Stephen has added some pre-Soundex code calculation
processing that ensures improved results. We should do
the same in PhpGedView at the time we add DM Soundex
codes to the DB tables or calculate the search value's
DM Soundex codes.
In PhpGedView, if RtL processing is activated and the
name contains Hebrew characters, use the following
algorithm to prepare the name for the DM Soundex code
calculation (something similar is probably needed for
Arabic as soon as we get definitions)
a. Force a single Vav (ו) to be a vowel by replacing it
by an Ayin (ע) in the following cases:
* it is preceded by Bet (ב) or by Pei (פ)
* it is followed by Mem (מ, ם) or by Nun (נ, ן)
b. Force a double Vav (וו) to be a consonant by
replacing it by Bet (ב)
c. Handle double Yud (יי)
** if they precede a Hei (ה) or an Ayin (ע) at the end
of the word, leave them as they are
** else force the two Yuds to be a vowel by changing
them to an Ayin
d. Hebrew names are written without most vowels.
This causes the consecutive letter combinations to
catch, although actually a vowel might exist between
the letters.
We should prepare the Soundex code for the name as
spelled and create alternate names and codes by adding
an intervening Ayin (vowel) between any consecutive
letters, except between two Vavs. It is possible that
we want to include in the future additional
letter-combinations for which the Ayin should not be
added or to define specifically for which letter
combinations to add the Ayin.
e. All the resulting DM Soundex codes should be
combined and any duplicates removed.
f. Sample:
The original name is זהב
The possible alternate names are זהב, זהעב, זעהב, זעהעב
The DM Soundex codes of this name are: 457000 470000
g. In PhpGedView when the user searches by the surname,
the result list of names should (at least optionally,
probably even by default) be sorted by the Given name.

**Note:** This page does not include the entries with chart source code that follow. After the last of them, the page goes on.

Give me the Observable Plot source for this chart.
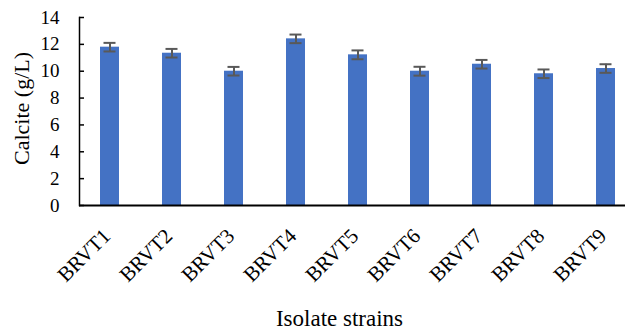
<!DOCTYPE html>
<html>
<head>
<meta charset="utf-8">
<script src="https://cdn.jsdelivr.net/npm/d3@7"></script>
<script src="https://cdn.jsdelivr.net/npm/@observablehq/plot@0.6"></script>
<style>
  html, body { margin: 0; padding: 0; background: #fff; }
  #chart svg { display: block; }
  #chart svg, #chart svg text, #chart svg g { font-family: 'Liberation Serif', 'Times New Roman', serif !important; }
</style>
</head>
<body>
<div id="chart"></div>
<script>
const strains = ["BRVT1", "BRVT2", "BRVT3", "BRVT4", "BRVT5", "BRVT6", "BRVT7", "BRVT8", "BRVT9"];
const calcite = [11.79, 11.34, 10.0, 12.41, 11.22, 10.0, 10.52, 9.81, 10.2];
const errors = [0.32, 0.32, 0.32, 0.32, 0.33, 0.33, 0.32, 0.32, 0.32];
const yTicks = [0, 2, 4, 6, 8, 10, 12, 14];

const data = strains.map((s, i) => ({strain: s, value: calcite[i], err: errors[i]}));
const serif = "'Liberation Serif', 'Times New Roman', serif";

const chart = Plot.plot({
  width: 625,
  height: 332,
  marginLeft: 79,
  marginRight: 0,
  marginTop: 17,
  marginBottom: 127,
  style: "font-family: 'Liberation Serif', 'Times New Roman', serif; background: #fff; color: #000;",
  x: {domain: strains, range: [79, 637], paddingInner: 0.69, paddingOuter: 0.345, align: 0.5, axis: null},
  y: {domain: [0, 14], axis: null},
  marks: [
    Plot.barY(data, {x: "strain", y: "value", fill: "#4472C4"}),
    Plot.ruleX(data, {x: "strain", y1: d => d.value - d.err, y2: d => d.value + d.err, stroke: "#595959", strokeWidth: 2}),
    Plot.tickY(data, {x: "strain", y: d => d.value - d.err, stroke: "#595959", strokeWidth: 2, insetLeft: 3.5, insetRight: 3.5}),
    Plot.tickY(data, {x: "strain", y: d => d.value + d.err, stroke: "#595959", strokeWidth: 2, insetLeft: 3.5, insetRight: 3.5}),
    Plot.frame({anchor: "left", stroke: "#000", strokeWidth: 1.5}),
    Plot.ruleY(yTicks, {stroke: "#000", strokeWidth: 1.5, insetRight: 625 - 79 - 5}),
    Plot.ruleY([0], {stroke: "#000", strokeWidth: 2}),
    Plot.axisY({ticks: yTicks, tickSize: 0, tickPadding: 20, fontSize: 19, fontFamily: serif, tickFormat: d => String(d), label: null}),
    Plot.text(strains, {x: d => d, frameAnchor: "bottom", rotate: -45, textAnchor: "end", lineAnchor: "middle", dy: 27, dx: -3, fontSize: 21, fontFamily: serif}),
    Plot.text(["Calcite (g/L)"], {frameAnchor: "left", rotate: -90, textAnchor: "middle", lineAnchor: "middle", dx: -58, dy: -3, fontSize: 22, fontFamily: serif}),
    Plot.text(["Isolate strains"], {frameAnchor: "bottom", textAnchor: "middle", lineAnchor: "middle", dx: -13, dy: 113, fontSize: 23, fontFamily: serif})
  ]
});

document.getElementById("chart").appendChild(chart);
</script>
</body>
</html>
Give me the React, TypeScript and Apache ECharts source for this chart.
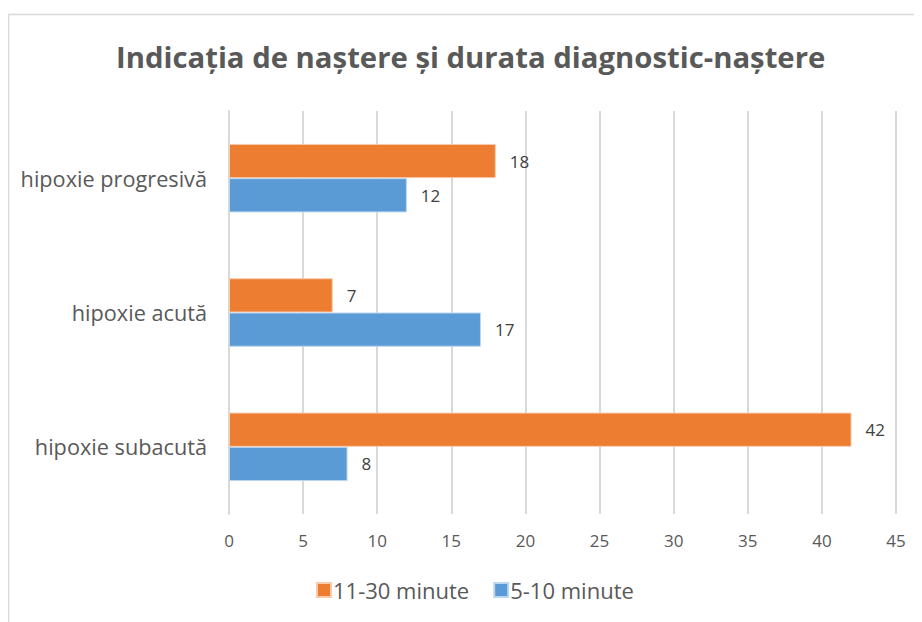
import React, { useEffect, useRef } from "react";
import * as echarts from "echarts";

const categories = ["hipoxie subacută", "hipoxie acută", "hipoxie progresivă"];
const seriesNames = ["11-30 minute", "5-10 minute"];
const orangeValues = [42, 7, 18];
const blueValues = [8, 17, 12];
const titleText = "Indicația de naștere și durata diagnostic-naștere";

export default function App() {
  const ref = useRef<HTMLDivElement>(null);
  useEffect(() => {
    if (!ref.current) return;
    const chart = echarts.init(ref.current, undefined, { renderer: "svg" });
    const font = "'Open Sans', sans-serif";
    chart.setOption({
      animation: false,
      textStyle: { fontFamily: font },
      graphic: [
        {
          type: "rect",
          shape: { x: 0.5, y: 6.5, width: 1200, height: 1200 },
          style: { fill: "none", stroke: "#d9d9d9", lineWidth: 1.5 },
          silent: true,
        },
      ],
      title: {
        text: titleText,
        left: 103,
        top: 29,
        textStyle: { fontFamily: font, fontSize: 29.3, fontWeight: "bold", color: "#595959" },
      },
      legend: {
        top: 566,
        left: 303,
        itemWidth: 14,
        itemHeight: 14,
        itemGap: 24,
        icon: "rect",
        textStyle: { fontFamily: font, fontSize: 22, color: "#595959", padding: [0, 0, 0, -3] },
        data: seriesNames,
      },
      grid: { left: 221, right: 26, top: 103, bottom: 108 },
      xAxis: {
        type: "value",
        min: 0,
        max: 45,
        interval: 5,
        axisLine: { show: false },
        axisTick: { show: false },
        splitLine: { lineStyle: { color: "#d9d9d9", width: 2 } },
        axisLabel: { fontFamily: font, fontSize: 17, color: "#595959", margin: 18 },
      },
      yAxis: {
        type: "category",
        data: categories,
        axisLine: { show: true, lineStyle: { color: "#d9d9d9", width: 2 } },
        axisTick: { show: false },
        axisLabel: { fontFamily: font, fontSize: 21.7, color: "#595959", margin: 22 },
      },
      series: [
        {
          name: seriesNames[0],
          type: "bar",
          data: orangeValues,
          barGap: "0%",
          barCategoryGap: "49%",
          itemStyle: { color: "#ed7d31", borderColor: "#f8cbad", borderWidth: 1 },
          label: { show: true, position: "right", distance: 14, fontFamily: font, fontSize: 17, color: "#404040" },
          z: 3,
        },
        {
          name: seriesNames[1],
          type: "bar",
          data: blueValues,
          barGap: "0%",
          barCategoryGap: "49%",
          itemStyle: { color: "#5b9bd5", borderColor: "#bdd7ee", borderWidth: 1 },
          label: { show: true, position: "right", distance: 14, fontFamily: font, fontSize: 17, color: "#404040" },
          z: 3,
        },
      ],
    });
    return () => chart.dispose();
  }, []);
  return <div ref={ref} style={{ width: 914, height: 614 }} />;
}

(I think this is already included in a previous posting)
Logged In: YES
user_id=959928
In the original request, the last point g. should be a C.
Logged In: YES
user_id=959928
D. I would optionally(?) return also Family data, if the
search is by Place.
Logged In: YES
user_id=959928
E. It would be useful if we could also search on the
father's first name soundex code(s).
Logged In: YES
user_id=959928
F. We should either also print the soundex codes in our
result or at least enable to print them when &DEBUG=1. We
should also print the code when there is only one result and
we are immediately transferred to the individual page.
G. We should replace the cached DM Soundex array when the
file changes.